For things like Perception I prefer skill checks (or even better using passive perception). I don't even mind if my players tell me they 'search everything'. Then I do a little calculation and tell them how long it would take, which may or may not cause them to be more specific.
Hiding secret compartments in particularly devious ways and requiring players to have exactly the right idea is not something I consider fun:
"Poking the statue's right eye at the same time as its left nostril while twisting the ringfinger of its right hand counter-clockwise will open a secret panel behind the fifth row of the third bookcase on the wall left from the entrance of the room two doors down the corridor."
In the worst case you have something REALLY BAD (TM) happening if they pcs do anything differently. Like, say, in the Tomb of Horrors
Nah, I really don't care for this at all. It's just an elaborate variant of "Mother, may I."
How about skill "visas"? If you have visa in a certain skill you are allowed to make in depth question about the subject matter.
I have to say I'm one of those DMs that tends to only have people roll after they tell me what they're doing. I like a sort of combo of the two ideas, which I think is why the system Mearls has been describing has been growing on me.
I think a lot of your experience really has to do with what kind of DM you faced back in the day...
Why? Because that gives a framework to the immersion/pixel bitching divide that the DM can learn to be consistent within.

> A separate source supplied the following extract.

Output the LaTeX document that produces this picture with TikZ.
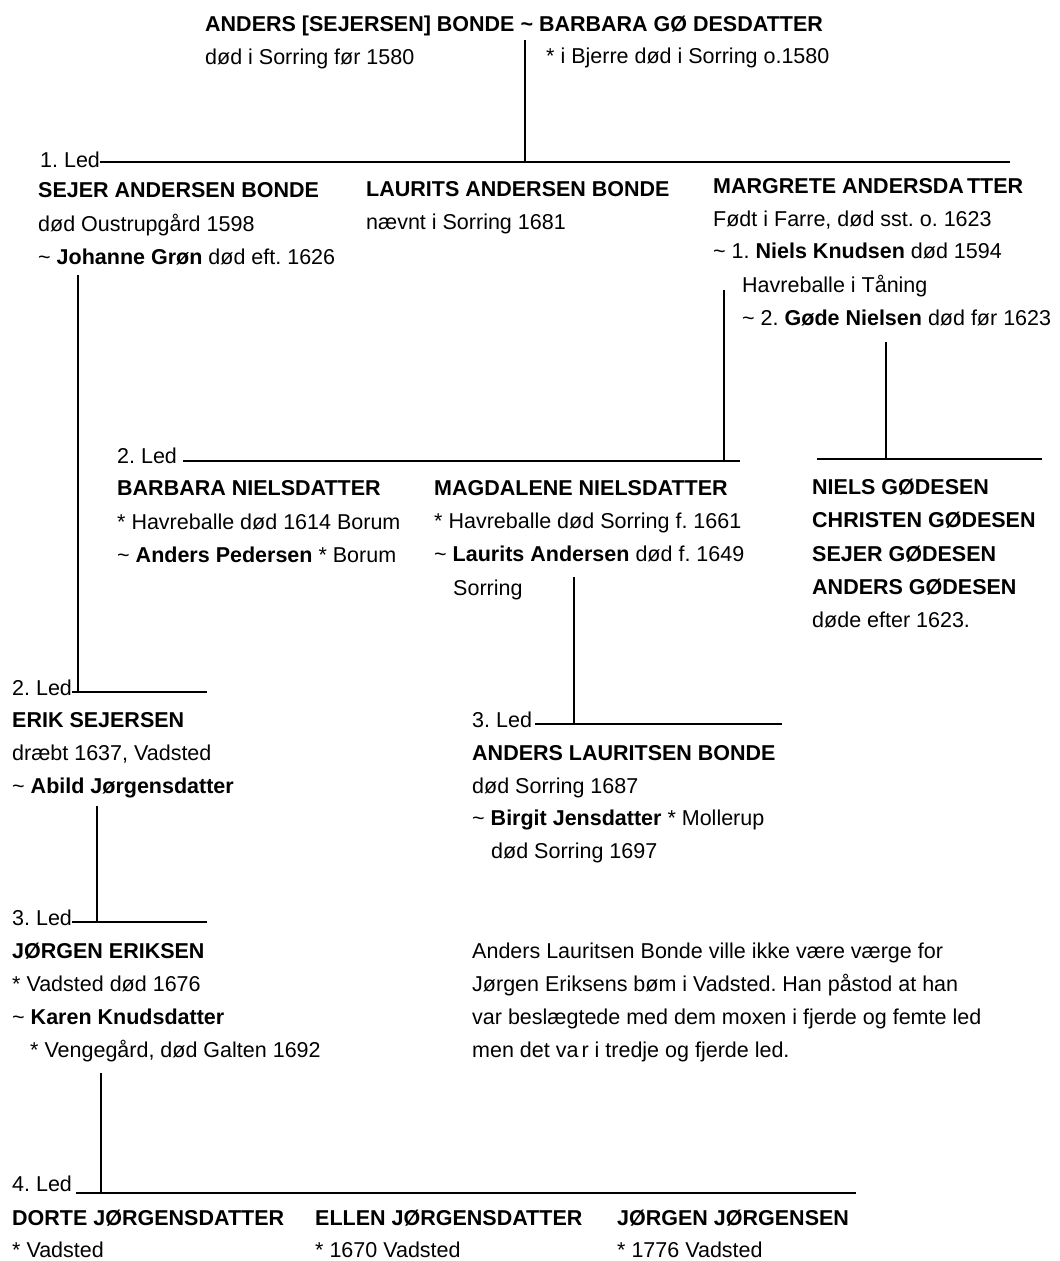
\documentclass[tikz,border=0pt]{standalone}
\usepackage{fontspec}
\setmainfont{Liberation Sans}
\frenchspacing
\begin{document}
\begin{tikzpicture}[x=1pt,y=-1pt,
  txt/.style={anchor=base west, inner sep=0pt, font=\fontsize{21.5}{33}\selectfont\frenchspacing},
  bld/.style={anchor=base west, inner sep=0pt, font=\fontsize{21.5}{33}\selectfont\bfseries\frenchspacing},
  hline/.style={line width=2.2pt},
  vline/.style={line width=1.8pt}]
\fill[white] (0,0) rectangle (1060,1261);
\useasboundingbox (0,0) rectangle (1060,1261);

% ---- top couple
\node[bld] (title) at (205,31) {ANDERS [SEJERSEN] BONDE \textasciitilde{} BARBARA GØ DESDATTER};
\node[txt] (titleA) at (205,64) {død i Sorring før 1580};
\node[txt] (titleB) at (546,63) {* i Bjerre død i Sorring o.1580};

% ---- 1. Led
\node[txt] (led1) at (40,167) {1. Led};
\node[bld] (sejer1) at (38,197) {SEJER ANDERSEN BONDE};
\node[txt] (sejer2) at (38,231) {død Oustrupgård 1598};
\node[txt] (sejer3) at (38,264) {\textasciitilde{} \textbf{Johanne Grøn} død eft. 1626};

\node[bld] (laur1) at (366,196) {LAURITS ANDERSEN BONDE};
\node[txt] (laur2) at (366,229) {nævnt i Sorring 1681};

\node[bld] (marg1) at (713,193) {MARGRETE ANDERSDA\kern3pt TTER};
\node[txt] (marg2) at (713,226) {Født i Farre, død sst. o. 1623};
\node[txt] (marg3) at (713,258) {\textasciitilde{} 1. \textbf{Niels Knudsen} død 1594};
\node[txt] (marg4) at (742,292) {Havreballe i Tåning};
\node[txt] (marg5) at (742,325) {\textasciitilde{} 2. \textbf{Gøde Nielsen} død før 1623};

% ---- 2. Led (upper)
\node[txt] (led2a) at (117,463) {2. Led};
\node[bld] (barb1) at (117,495) {BARBARA NIELSDATTER};
\node[txt] (barb2) at (117,529) {* Havreballe død 1614 Borum};
\node[txt] (barb3) at (117,562) {\textasciitilde{} \textbf{Anders Pedersen} * Borum};

\node[bld] (magd1) at (434,495) {MAGDALENE NIELSDATTER};
\node[txt] (magd2) at (434,528) {* Havreballe død Sorring f. 1661};
\node[txt] (magd3) at (434,561) {\textasciitilde{} \textbf{Laurits Andersen} død f. 1649};
\node[txt] (magd4) at (453,595) {Sorring};

\node[bld] (gode1) at (812,494) {NIELS GØDESEN};
\node[bld] (gode2) at (812,527) {CHRISTEN GØDESEN};
\node[bld] (gode3) at (812,561) {SEJER GØDESEN};
\node[bld] (gode4) at (812,594) {ANDERS GØDESEN};
\node[txt] (gode5) at (812,627) {døde efter 1623.};

% ---- 2. Led (left)
\node[txt] (led2b) at (12,695) {2. Led};
\node[bld] (erik1) at (12,727) {ERIK SEJERSEN};
\node[txt] (erik2) at (12,760) {dræbt 1637, Vadsted};
\node[txt] (erik3) at (12,793) {\textasciitilde{} \textbf{Abild Jørgensdatter}};

% ---- 3. Led (right)
\node[txt] (led3b) at (472,727) {3. Led};
\node[bld] (alb1) at (472,760) {ANDERS LAURITSEN BONDE};
\node[txt] (alb2) at (472,793) {død Sorring 1687};
\node[txt] (alb3) at (472,825) {\textasciitilde{} \textbf{Birgit Jensdatter} * Mollerup};
\node[txt] (alb4) at (491,858) {død Sorring 1697};

% ---- 3. Led (left)
\node[txt] (led3a) at (12,925) {3. Led};
\node[bld] (jor1) at (12,958) {JØRGEN ERIKSEN};
\node[txt] (jor2) at (12,991) {* Vadsted død 1676};
\node[txt] (jor3) at (12,1024) {\textasciitilde{} \textbf{Karen Knudsdatter}};
\node[txt] (jor4) at (30,1057) {* Vengegård, død Galten 1692};

% ---- note
\node[txt] (note1) at (472,958) {Anders Lauritsen Bonde ville ikke være værge for};
\node[txt] (note2) at (472,991) {Jørgen Eriksens bøm i Vadsted. Han påstod at han};
\node[txt] (note3) at (472,1024) {var beslægtede med dem moxen i fjerde og femte led};
\node[txt] (note4) at (472,1057) {men det va\kern3pt r i tredje og fjerde led.};

% ---- 4. Led
\node[txt] (led4) at (12,1191) {4. Led};
\node[bld] (dor1) at (12,1225) {DORTE JØRGENSDATTER};
\node[txt] (dor2) at (12,1257) {* Vadsted};
\node[bld] (ell1) at (315,1225) {ELLEN JØRGENSDATTER};
\node[txt] (ell2) at (315,1257) {* 1670 Vadsted};
\node[bld] (jj1) at (617,1225) {JØRGEN JØRGENSEN};
\node[txt] (jj2) at (617,1257) {* 1776 Vadsted};

% ---- connector points
\coordinate (c0t) at (525,40);   \coordinate (c0b) at (525,162);
\coordinate (g1l) at (100,162);  \coordinate (g1r) at (1010,162);
\coordinate (s0t) at (78,275);   \coordinate (s0b) at (78,692);
\coordinate (m0t) at (724,290);  \coordinate (m0b) at (724,461);
\coordinate (g2l) at (183,461);  \coordinate (g2r) at (740,461);
\coordinate (n0t) at (886,342);  \coordinate (n0b) at (886,459);
\coordinate (ngl) at (817,459);  \coordinate (ngr) at (1042,459);
\coordinate (d0t) at (574,577);  \coordinate (d0b) at (574,724);
\coordinate (r3l) at (535,724);  \coordinate (r3r) at (782,724);
\coordinate (l2l) at (72,692);   \coordinate (l2r) at (207,692);
\coordinate (e0t) at (97,806);   \coordinate (e0b) at (97,922);
\coordinate (l3l) at (72,922);   \coordinate (l3r) at (207,922);
\coordinate (j0t) at (101,1073); \coordinate (j0b) at (101,1193);
\coordinate (g4l) at (76,1193);  \coordinate (g4r) at (856,1193);

\draw[vline] (c0t) -- (c0b);
\draw[hline] (g1l) -- (g1r);
\draw[vline] (s0t) -- (s0b);
\draw[vline] (m0t) -- (m0b);
\draw[hline] (g2l) -- (g2r);
\draw[vline] (n0t) -- (n0b);
\draw[hline] (ngl) -- (ngr);
\draw[vline] (d0t) -- (d0b);
\draw[hline] (r3l) -- (r3r);
\draw[hline] (l2l) -- (l2r);
\draw[vline] (e0t) -- (e0b);
\draw[hline] (l3l) -- (l3r);
\draw[vline] (j0t) -- (j0b);
\draw[hline] (g4l) -- (g4r);
\end{tikzpicture}
\end{document}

You don't have to ask to look behind the statute because the DM is being a dick. You have to ask because your skill is lousy, but asking in a particular spot reduces the challenge by a rank, allowing you to then roll. Succeed, and you get reasonable stuff. Fail and you get nothing.
Less rules on the players side of things also made things friendlier for new players. A new person could show up, generate a character in minutes and join in as a valuable contributing member of the party. By engaging the environment and describing intentions and actions in plain english (or whatever the spoken language was) the new player could settle in quickly.